┌──

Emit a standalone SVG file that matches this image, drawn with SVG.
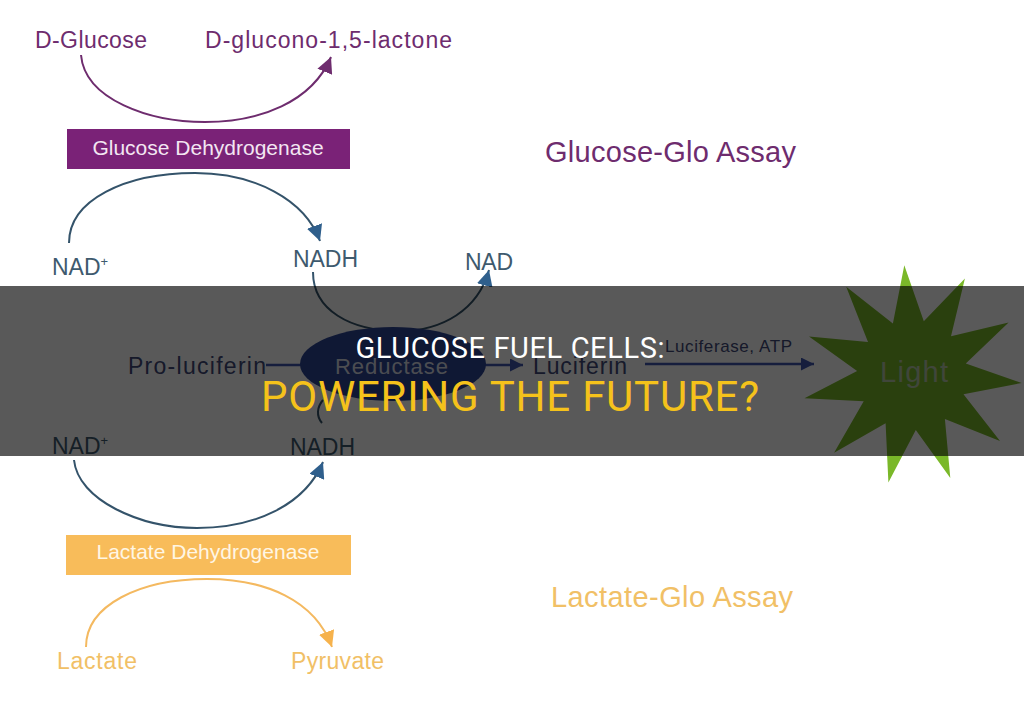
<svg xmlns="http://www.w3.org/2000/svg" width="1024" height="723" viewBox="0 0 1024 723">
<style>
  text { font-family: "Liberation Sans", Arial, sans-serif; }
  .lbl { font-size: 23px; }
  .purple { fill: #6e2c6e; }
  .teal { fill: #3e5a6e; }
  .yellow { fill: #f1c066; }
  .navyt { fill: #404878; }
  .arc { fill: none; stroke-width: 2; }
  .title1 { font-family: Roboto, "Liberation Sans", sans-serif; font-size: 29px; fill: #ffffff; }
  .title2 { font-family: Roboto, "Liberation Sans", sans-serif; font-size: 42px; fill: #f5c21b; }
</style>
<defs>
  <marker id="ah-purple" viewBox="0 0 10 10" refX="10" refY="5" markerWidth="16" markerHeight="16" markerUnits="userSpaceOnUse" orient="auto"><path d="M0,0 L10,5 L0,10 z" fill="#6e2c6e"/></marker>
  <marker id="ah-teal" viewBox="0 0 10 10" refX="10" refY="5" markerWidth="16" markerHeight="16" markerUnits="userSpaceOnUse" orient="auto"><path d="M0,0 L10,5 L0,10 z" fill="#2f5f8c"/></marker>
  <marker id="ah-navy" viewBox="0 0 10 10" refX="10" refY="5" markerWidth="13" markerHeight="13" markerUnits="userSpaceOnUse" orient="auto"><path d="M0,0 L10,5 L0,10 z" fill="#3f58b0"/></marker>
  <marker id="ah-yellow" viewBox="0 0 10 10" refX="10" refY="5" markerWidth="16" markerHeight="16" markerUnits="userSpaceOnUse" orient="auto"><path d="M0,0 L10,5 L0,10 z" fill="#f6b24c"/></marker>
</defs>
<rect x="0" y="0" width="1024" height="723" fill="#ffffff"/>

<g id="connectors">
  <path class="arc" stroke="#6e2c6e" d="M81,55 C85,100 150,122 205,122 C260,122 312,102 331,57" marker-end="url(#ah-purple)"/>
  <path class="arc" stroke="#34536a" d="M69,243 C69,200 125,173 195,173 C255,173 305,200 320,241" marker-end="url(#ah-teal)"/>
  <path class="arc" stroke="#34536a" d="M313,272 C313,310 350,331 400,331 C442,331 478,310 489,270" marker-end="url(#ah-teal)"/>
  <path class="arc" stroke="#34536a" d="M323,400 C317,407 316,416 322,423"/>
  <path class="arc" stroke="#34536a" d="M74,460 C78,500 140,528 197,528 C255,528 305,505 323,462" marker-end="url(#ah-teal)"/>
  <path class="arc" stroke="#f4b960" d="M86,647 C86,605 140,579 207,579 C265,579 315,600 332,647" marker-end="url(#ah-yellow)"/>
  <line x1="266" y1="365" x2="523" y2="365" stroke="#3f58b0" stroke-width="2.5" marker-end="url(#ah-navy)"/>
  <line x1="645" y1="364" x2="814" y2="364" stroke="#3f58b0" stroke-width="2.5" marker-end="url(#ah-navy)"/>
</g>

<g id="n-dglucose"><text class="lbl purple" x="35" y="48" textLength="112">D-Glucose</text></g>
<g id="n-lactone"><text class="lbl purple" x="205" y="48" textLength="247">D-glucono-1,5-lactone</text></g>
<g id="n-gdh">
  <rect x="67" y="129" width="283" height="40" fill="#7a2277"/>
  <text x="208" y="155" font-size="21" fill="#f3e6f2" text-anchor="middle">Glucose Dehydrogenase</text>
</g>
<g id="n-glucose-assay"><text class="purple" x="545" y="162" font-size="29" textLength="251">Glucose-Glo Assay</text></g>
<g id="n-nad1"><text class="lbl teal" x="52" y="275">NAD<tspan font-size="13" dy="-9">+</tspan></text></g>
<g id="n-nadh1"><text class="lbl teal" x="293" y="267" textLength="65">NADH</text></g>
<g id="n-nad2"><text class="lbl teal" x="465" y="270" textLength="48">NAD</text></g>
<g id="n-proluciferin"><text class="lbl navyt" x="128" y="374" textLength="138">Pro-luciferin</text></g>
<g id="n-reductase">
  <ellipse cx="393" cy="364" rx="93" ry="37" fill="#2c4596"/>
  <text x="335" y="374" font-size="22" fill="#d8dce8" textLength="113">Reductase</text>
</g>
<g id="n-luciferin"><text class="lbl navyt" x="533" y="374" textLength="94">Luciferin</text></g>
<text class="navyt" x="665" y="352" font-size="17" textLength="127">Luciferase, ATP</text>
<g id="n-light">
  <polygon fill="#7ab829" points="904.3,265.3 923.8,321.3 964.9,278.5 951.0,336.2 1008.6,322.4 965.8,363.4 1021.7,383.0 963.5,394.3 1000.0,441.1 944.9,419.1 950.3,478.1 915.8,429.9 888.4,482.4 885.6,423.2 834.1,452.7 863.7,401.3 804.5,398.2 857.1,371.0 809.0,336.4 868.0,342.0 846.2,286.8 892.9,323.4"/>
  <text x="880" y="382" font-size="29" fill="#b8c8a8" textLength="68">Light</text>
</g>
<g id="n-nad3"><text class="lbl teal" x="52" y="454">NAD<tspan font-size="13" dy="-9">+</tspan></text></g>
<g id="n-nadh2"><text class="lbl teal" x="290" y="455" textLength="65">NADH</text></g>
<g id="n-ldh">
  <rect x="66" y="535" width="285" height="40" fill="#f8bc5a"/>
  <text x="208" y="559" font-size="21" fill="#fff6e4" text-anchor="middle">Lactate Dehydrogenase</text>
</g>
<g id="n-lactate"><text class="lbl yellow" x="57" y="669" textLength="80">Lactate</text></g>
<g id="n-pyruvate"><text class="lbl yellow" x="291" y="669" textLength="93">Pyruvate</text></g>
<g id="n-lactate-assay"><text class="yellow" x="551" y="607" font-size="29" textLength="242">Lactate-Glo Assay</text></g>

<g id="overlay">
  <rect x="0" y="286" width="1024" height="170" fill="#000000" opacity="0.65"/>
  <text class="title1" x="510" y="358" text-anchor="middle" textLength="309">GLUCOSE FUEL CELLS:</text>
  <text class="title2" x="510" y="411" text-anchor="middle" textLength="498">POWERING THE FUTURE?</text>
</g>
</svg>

└──

Task: Extract the full listing exactly, with the pictures left out.

Correct result:
Emit a standalone SVG file that matches this image, drawn with SVG.
<svg xmlns="http://www.w3.org/2000/svg" width="1024" height="723" viewBox="0 0 1024 723">
<style>
  text { font-family: "Liberation Sans", Arial, sans-serif; }
  .lbl { font-size: 23px; }
  .purple { fill: #6e2c6e; }
  .teal { fill: #3e5a6e; }
  .yellow { fill: #f1c066; }
  .navyt { fill: #404878; }
  .arc { fill: none; stroke-width: 2; }
  .title1 { font-family: Roboto, "Liberation Sans", sans-serif; font-size: 29px; fill: #ffffff; }
  .title2 { font-family: Roboto, "Liberation Sans", sans-serif; font-size: 42px; fill: #f5c21b; }
</style>
<defs>
  <marker id="ah-purple" viewBox="0 0 10 10" refX="10" refY="5" markerWidth="16" markerHeight="16" markerUnits="userSpaceOnUse" orient="auto"><path d="M0,0 L10,5 L0,10 z" fill="#6e2c6e"/></marker>
  <marker id="ah-teal" viewBox="0 0 10 10" refX="10" refY="5" markerWidth="16" markerHeight="16" markerUnits="userSpaceOnUse" orient="auto"><path d="M0,0 L10,5 L0,10 z" fill="#2f5f8c"/></marker>
  <marker id="ah-navy" viewBox="0 0 10 10" refX="10" refY="5" markerWidth="13" markerHeight="13" markerUnits="userSpaceOnUse" orient="auto"><path d="M0,0 L10,5 L0,10 z" fill="#3f58b0"/></marker>
  <marker id="ah-yellow" viewBox="0 0 10 10" refX="10" refY="5" markerWidth="16" markerHeight="16" markerUnits="userSpaceOnUse" orient="auto"><path d="M0,0 L10,5 L0,10 z" fill="#f6b24c"/></marker>
</defs>
<rect x="0" y="0" width="1024" height="723" fill="#ffffff"/>

<g id="connectors">
  <path class="arc" stroke="#6e2c6e" d="M81,55 C85,100 150,122 205,122 C260,122 312,102 331,57" marker-end="url(#ah-purple)"/>
  <path class="arc" stroke="#34536a" d="M69,243 C69,200 125,173 195,173 C255,173 305,200 320,241" marker-end="url(#ah-teal)"/>
  <path class="arc" stroke="#34536a" d="M313,272 C313,310 350,331 400,331 C442,331 478,310 489,270" marker-end="url(#ah-teal)"/>
  <path class="arc" stroke="#34536a" d="M323,400 C317,407 316,416 322,423"/>
  <path class="arc" stroke="#34536a" d="M74,460 C78,500 140,528 197,528 C255,528 305,505 323,462" marker-end="url(#ah-teal)"/>
  <path class="arc" stroke="#f4b960" d="M86,647 C86,605 140,579 207,579 C265,579 315,600 332,647" marker-end="url(#ah-yellow)"/>
  <line x1="266" y1="365" x2="523" y2="365" stroke="#3f58b0" stroke-width="2.5" marker-end="url(#ah-navy)"/>
  <line x1="645" y1="364" x2="814" y2="364" stroke="#3f58b0" stroke-width="2.5" marker-end="url(#ah-navy)"/>
</g>

<g id="n-dglucose"><text class="lbl purple" x="35" y="48" textLength="112">D-Glucose</text></g>
<g id="n-lactone"><text class="lbl purple" x="205" y="48" textLength="247">D-glucono-1,5-lactone</text></g>
<g id="n-gdh">
  <rect x="67" y="129" width="283" height="40" fill="#7a2277"/>
  <text x="208" y="155" font-size="21" fill="#f3e6f2" text-anchor="middle">Glucose Dehydrogenase</text>
</g>
<g id="n-glucose-assay"><text class="purple" x="545" y="162" font-size="29" textLength="251">Glucose-Glo Assay</text></g>
<g id="n-nad1"><text class="lbl teal" x="52" y="275">NAD<tspan font-size="13" dy="-9">+</tspan></text></g>
<g id="n-nadh1"><text class="lbl teal" x="293" y="267" textLength="65">NADH</text></g>
<g id="n-nad2"><text class="lbl teal" x="465" y="270" textLength="48">NAD</text></g>
<g id="n-proluciferin"><text class="lbl navyt" x="128" y="374" textLength="138">Pro-luciferin</text></g>
<g id="n-reductase">
  <ellipse cx="393" cy="364" rx="93" ry="37" fill="#2c4596"/>
  <text x="335" y="374" font-size="22" fill="#d8dce8" textLength="113">Reductase</text>
</g>
<g id="n-luciferin"><text class="lbl navyt" x="533" y="374" textLength="94">Luciferin</text></g>
<text class="navyt" x="665" y="352" font-size="17" textLength="127">Luciferase, ATP</text>
<g id="n-light">
  <polygon fill="#7ab829" points="904.3,265.3 923.8,321.3 964.9,278.5 951.0,336.2 1008.6,322.4 965.8,363.4 1021.7,383.0 963.5,394.3 1000.0,441.1 944.9,419.1 950.3,478.1 915.8,429.9 888.4,482.4 885.6,423.2 834.1,452.7 863.7,401.3 804.5,398.2 857.1,371.0 809.0,336.4 868.0,342.0 846.2,286.8 892.9,323.4"/>
  <text x="880" y="382" font-size="29" fill="#b8c8a8" textLength="68">Light</text>
</g>
<g id="n-nad3"><text class="lbl teal" x="52" y="454">NAD<tspan font-size="13" dy="-9">+</tspan></text></g>
<g id="n-nadh2"><text class="lbl teal" x="290" y="455" textLength="65">NADH</text></g>
<g id="n-ldh">
  <rect x="66" y="535" width="285" height="40" fill="#f8bc5a"/>
  <text x="208" y="559" font-size="21" fill="#fff6e4" text-anchor="middle">Lactate Dehydrogenase</text>
</g>
<g id="n-lactate"><text class="lbl yellow" x="57" y="669" textLength="80">Lactate</text></g>
<g id="n-pyruvate"><text class="lbl yellow" x="291" y="669" textLength="93">Pyruvate</text></g>
<g id="n-lactate-assay"><text class="yellow" x="551" y="607" font-size="29" textLength="242">Lactate-Glo Assay</text></g>

<g id="overlay">
  <rect x="0" y="286" width="1024" height="170" fill="#000000" opacity="0.65"/>
  <text class="title1" x="510" y="358" text-anchor="middle" textLength="309">GLUCOSE FUEL CELLS:</text>
  <text class="title2" x="510" y="411" text-anchor="middle" textLength="498">POWERING THE FUTURE?</text>
</g>
</svg>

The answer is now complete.